Excerpt from a dataset:
----------
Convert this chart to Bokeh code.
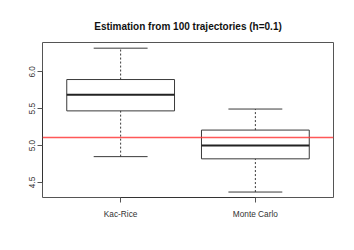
from bokeh.plotting import figure
from bokeh.models import Range1d, FixedTicker, Span, LinearAxis, PrintfTickFormatter
from bokeh.embed import file_html
from bokeh.resources import INLINE

categories = ["Kac-Rice", "Monte Carlo"]
lower_whisker = [4.85, 4.37]
q1 = [5.47, 4.82]
median = [5.69, 5.00]
q3 = [5.895, 5.21]
upper_whisker = [6.32, 5.495]
reference_value = 5.11
y_ticks = [4.5, 5.0, 5.5, 6.0]

xs = [i + 1 for i in range(len(categories))]
box_half = 0.4
cap_half = 0.2

p = figure(frame_width=291, frame_height=155, output_backend="svg", toolbar_location=None,
           x_range=Range1d(0.42, 2.58), y_range=Range1d(4.296, 6.397),
           x_axis_location=None, y_axis_location=None,
           min_border_left=42, min_border_right=21, min_border_top=42, min_border_bottom=53,
           title="Estimation from 100 trajectories (h=0.1)")
p.grid.visible = False
p.outline_line_color = "#555555"
p.outline_line_width = 1
p.background_fill_color = "white"
p.border_fill_color = "white"

p.title.align = "center"
p.title.text_font = "Liberation Sans"
p.title.text_font_style = "bold"
p.title.text_font_size = "10px"
p.title.text_color = "#111111"
p.title.standoff = 21

font = "Liberation Sans"
xaxis = LinearAxis(ticker=FixedTicker(ticks=xs),
                   major_label_overrides={x: c for x, c in zip(xs, categories)})
xaxis.bounds = (xs[0], xs[-1])
yaxis = LinearAxis(ticker=FixedTicker(ticks=y_ticks), formatter=PrintfTickFormatter(format="%.1f"))
yaxis.bounds = (y_ticks[0], y_ticks[-1])
yaxis.major_label_orientation = "vertical"
for ax in (xaxis, yaxis):
    ax.minor_tick_line_color = None
    ax.major_tick_in = 0
    ax.major_tick_out = 5
    ax.major_tick_line_color = "#555555"
    ax.axis_line_color = "#333333"
    ax.major_label_text_font = font
    ax.major_label_text_font_size = "8.3px"
    ax.major_label_text_color = "#333333"
xaxis.major_label_standoff = 6
yaxis.major_label_standoff = 2
p.add_layout(xaxis, "below")
p.add_layout(yaxis, "left")

line_col = "#3a3a3a"
# whiskers
p.segment(x0=xs, y0=q3, x1=xs, y1=upper_whisker, line_color=line_col, line_dash="2 2", line_width=1)
p.segment(x0=xs, y0=lower_whisker, x1=xs, y1=q1, line_color=line_col, line_dash="2 2", line_width=1)
# caps
p.segment(x0=[x - cap_half for x in xs], y0=upper_whisker, x1=[x + cap_half for x in xs], y1=upper_whisker,
          line_color=line_col, line_width=1)
p.segment(x0=[x - cap_half for x in xs], y0=lower_whisker, x1=[x + cap_half for x in xs], y1=lower_whisker,
          line_color=line_col, line_width=1)
# boxes
p.quad(left=[x - box_half for x in xs], right=[x + box_half for x in xs], bottom=q1, top=q3,
       fill_color=None, line_color=line_col, line_width=1)
# medians
p.segment(x0=[x - box_half for x in xs], y0=median, x1=[x + box_half for x in xs], y1=median,
          line_color="#222222", line_width=2)

p.add_layout(Span(location=reference_value, dimension="width", line_color="#ff3b3b",
                  line_width=1.5, line_alpha=0.85))

open("out.html", "w").write(file_html(p, INLINE))
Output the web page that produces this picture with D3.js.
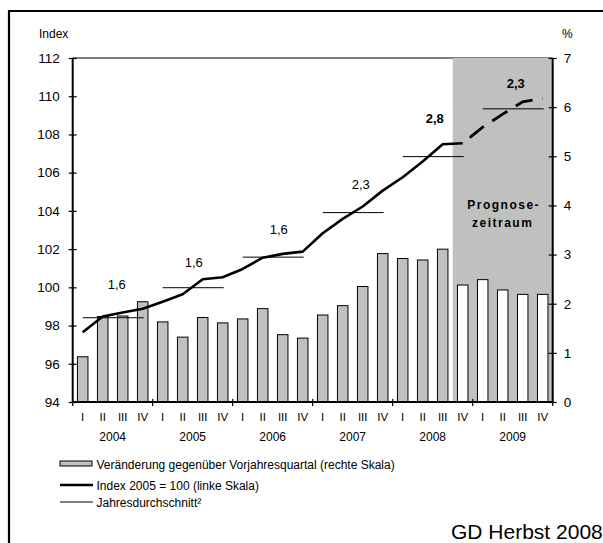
<!DOCTYPE html>
<html><head><meta charset="utf-8">
<script src="https://cdn.jsdelivr.net/npm/d3@7"></script>
<style>
html,body{margin:0;padding:0;background:#fff;}
svg{display:block;font-family:"Liberation Sans",Arial,sans-serif;}
</style></head>
<body><svg id="c" width="603" height="543"></svg>
<script>
// ---- data ----
const quarterLabels = ["I","II","III","IV"];
const years = ["2004","2005","2006","2007","2008","2009"];
const growth = [0.92,1.74,1.75,2.04, 1.63,1.32,1.72,1.61, 1.69,1.90,1.37,1.30,
                1.77,1.96,2.35,3.02, 2.92,2.89,3.11,2.38, 2.49,2.28,2.19,2.19];
const indexValues = [97.65,98.47,98.68,98.88, 99.25,99.64,100.42,100.53, 100.96,101.55,101.75,101.87,
                     102.83,103.58,104.23,105.06, 105.76,106.58,107.49,107.54, 108.38,109.06,109.71,109.89];
const forecastStart = 19; // 2008 IV
const annualAvg = [98.41,99.98,101.58,103.91,106.84,109.34];
const annualGrowth = ["1,6","1,6","1,6","2,3","2,8","2,3"];
const annualBold = [false,false,false,false,true,true];
const labelLevel = [100.18,101.30,103.05,105.42,108.88,110.71];
const labelNudge = [4,1,6,8,2,3];
const leftTicks = [94,96,98,100,102,104,106,108,110,112];
const rightTicks = [0,1,2,3,4,5,6,7];

// ---- layout ----
const svg = d3.select("#c");
const L = 72.7, R = 552.7, T = 58, B = 402;
const n = growth.length;
const x = d3.scaleBand().domain(d3.range(n)).range([L,R]).paddingInner(0.475).paddingOuter(0.2375);
const cx = i => x(i) + x.bandwidth()/2;
const yL = d3.scaleLinear().domain([94,112]).range([B,T]);
const yR = d3.scaleLinear().domain([0,7]).range([B,T]);

// outer frame
svg.append("line").attr("x1",9).attr("x2",603).attr("y1",11).attr("y2",11).attr("stroke","#000").attr("stroke-width",2.2);
svg.append("line").attr("x1",9).attr("x2",9).attr("y1",10).attr("y2",543).attr("stroke","#000").attr("stroke-width",2.2);

// top plot border
svg.append("line").attr("x1",L).attr("x2",R).attr("y1",T).attr("y2",T).attr("stroke","#000").attr("stroke-width",1.2);

// forecast shading
const shadeX = x(forecastStart) - x.step()*x.paddingInner()/2;
svg.append("rect").attr("x",shadeX).attr("y",T).attr("width",R-shadeX).attr("height",B-T).attr("fill","#c0c0c0");

svg.append("text").attr("x",(shadeX+R)/2+1).attr("y",209).attr("text-anchor","middle")
  .attr("font-size",12).attr("font-weight","bold").attr("letter-spacing",1.5).text("Prognose-");
svg.append("text").attr("x",(shadeX+R)/2).attr("y",227).attr("text-anchor","middle")
  .attr("font-size",12).attr("font-weight","bold").attr("letter-spacing",1.5).text("zeitraum");

// bars
svg.append("g").selectAll("rect").data(growth).join("rect")
  .attr("x",(d,i)=>x(i)).attr("width",x.bandwidth())
  .attr("y",d=>yR(d)).attr("height",d=>B-yR(d))
  .attr("fill",(d,i)=>i>=forecastStart?"#fff":"#c0c0c0")
  .attr("stroke","#000").attr("stroke-width",1);

// annual averages
svg.append("g").selectAll("line").data(annualAvg).join("line")
  .attr("x1",(d,i)=>cx(i*4)).attr("x2",(d,i)=>cx(i*4+3)+1)
  .attr("y1",d=>yL(d)).attr("y2",d=>yL(d))
  .attr("stroke","#000").attr("stroke-width",1);

// index line
const line = d3.line().x(d=>cx(d.i)).y(d=>yL(d.v));
const pts = indexValues.map((v,i)=>({i,v}));
svg.append("path").attr("d",line(pts.slice(0,forecastStart+1)))
  .attr("fill","none").attr("stroke","#000").attr("stroke-width",2.6).attr("stroke-linejoin","round");
svg.append("path").attr("d",line(pts.slice(forecastStart)))
  .attr("fill","none").attr("stroke","#000").attr("stroke-width",2.8)
  .attr("stroke-dasharray","18,10").attr("stroke-dashoffset",19);

// annual growth labels
svg.append("g").selectAll("text").data(annualGrowth).join("text")
  .attr("x",(d,i)=>(cx(i*4)+cx(i*4+3))/2+labelNudge[i])
  .attr("y",(d,i)=>yL(labelLevel[i])+5)
  .attr("text-anchor","middle").attr("font-size",13)
  .attr("font-weight",(d,i)=>annualBold[i]?"bold":"normal").text(d=>d);

// left axis
const gl = svg.append("g").attr("transform",`translate(${L},0)`)
  .call(d3.axisLeft(yL).tickValues(leftTicks).tickSize(4).tickPadding(9).tickFormat(d3.format("d")));
gl.select(".domain").remove();
gl.selectAll(".tick line").attr("x1",-4).attr("x2",4).attr("stroke-width",1.2);
gl.selectAll("text").attr("font-size",13.5).attr("font-family","Liberation Sans, Arial, sans-serif").attr("fill","#000");
svg.append("line").attr("x1",L).attr("x2",L).attr("y1",T).attr("y2",B).attr("stroke","#000").attr("stroke-width",2);

// right axis
const gr = svg.append("g").attr("transform",`translate(${R},0)`)
  .call(d3.axisRight(yR).tickValues(rightTicks).tickSize(4).tickPadding(7).tickFormat(d3.format("d")));
gr.select(".domain").remove();
gr.selectAll(".tick line").attr("x1",-4).attr("x2",4).attr("stroke-width",1.2);
gr.selectAll("text").attr("font-size",13.5).attr("font-family","Liberation Sans, Arial, sans-serif").attr("fill","#000");
svg.append("line").attr("x1",R).attr("x2",R).attr("y1",T).attr("y2",B).attr("stroke","#000").attr("stroke-width",2);

// x axis
svg.append("line").attr("x1",L).attr("x2",R).attr("y1",B).attr("y2",B).attr("stroke","#000").attr("stroke-width",2);
const yearEdges = d3.range(years.length+1).map(k=>k*4);
svg.append("g").selectAll("line").data(yearEdges).join("line")
  .attr("x1",k=>k<n?x(k)-x.step()*x.paddingInner()/2:R).attr("x2",k=>k<n?x(k)-x.step()*x.paddingInner()/2:R)
  .attr("y1",B-3).attr("y2",B+4).attr("stroke","#000").attr("stroke-width",1.2);
svg.append("g").selectAll("text").data(d3.range(n)).join("text")
  .attr("x",i=>cx(i)).attr("y",421).attr("text-anchor","middle").attr("font-size",11.5)
  .text(i=>quarterLabels[i%4]);
svg.append("g").selectAll("text").data(years).join("text")
  .attr("x",(d,k)=>(cx(k*4)+cx(k*4+3))/2).attr("y",441).attr("text-anchor","middle").attr("font-size",12)
  .text(d=>d);

// axis titles
svg.append("text").attr("x",39).attr("y",38).attr("font-size",12).text("Index");
svg.append("text").attr("x",562).attr("y",38).attr("font-size",12).text("%");

// legend
const lg = svg.append("g");
lg.append("rect").attr("x",60).attr("y",461).attr("width",32).attr("height",5).attr("fill","#c0c0c0").attr("stroke","#000").attr("stroke-width",1);
lg.append("text").attr("x",96.5).attr("y",468.5).attr("font-size",12).text("Veränderung gegenüber Vorjahresquartal (rechte Skala)");
lg.append("line").attr("x1",60).attr("x2",93).attr("y1",485).attr("y2",485).attr("stroke","#000").attr("stroke-width",2.6);
lg.append("text").attr("x",96.5).attr("y",489.5).attr("font-size",12).text("Index 2005 = 100 (linke Skala)");
lg.append("line").attr("x1",60).attr("x2",93).attr("y1",502).attr("y2",502).attr("stroke","#000").attr("stroke-width",1);
lg.append("text").attr("x",96.5).attr("y",506.5).attr("font-size",12).text("Jahresdurchschnitt²");

// source
svg.append("text").attr("x",451).attr("y",539).attr("font-size",21).text("GD Herbst 2008");
</script></body></html>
----------
WORK INSTRUCTIONS: Working from the entries above, return all lines that contain "this".

IN RESPONSE:
Convert this chart to Bokeh code.
Output the web page that produces this picture with D3.js.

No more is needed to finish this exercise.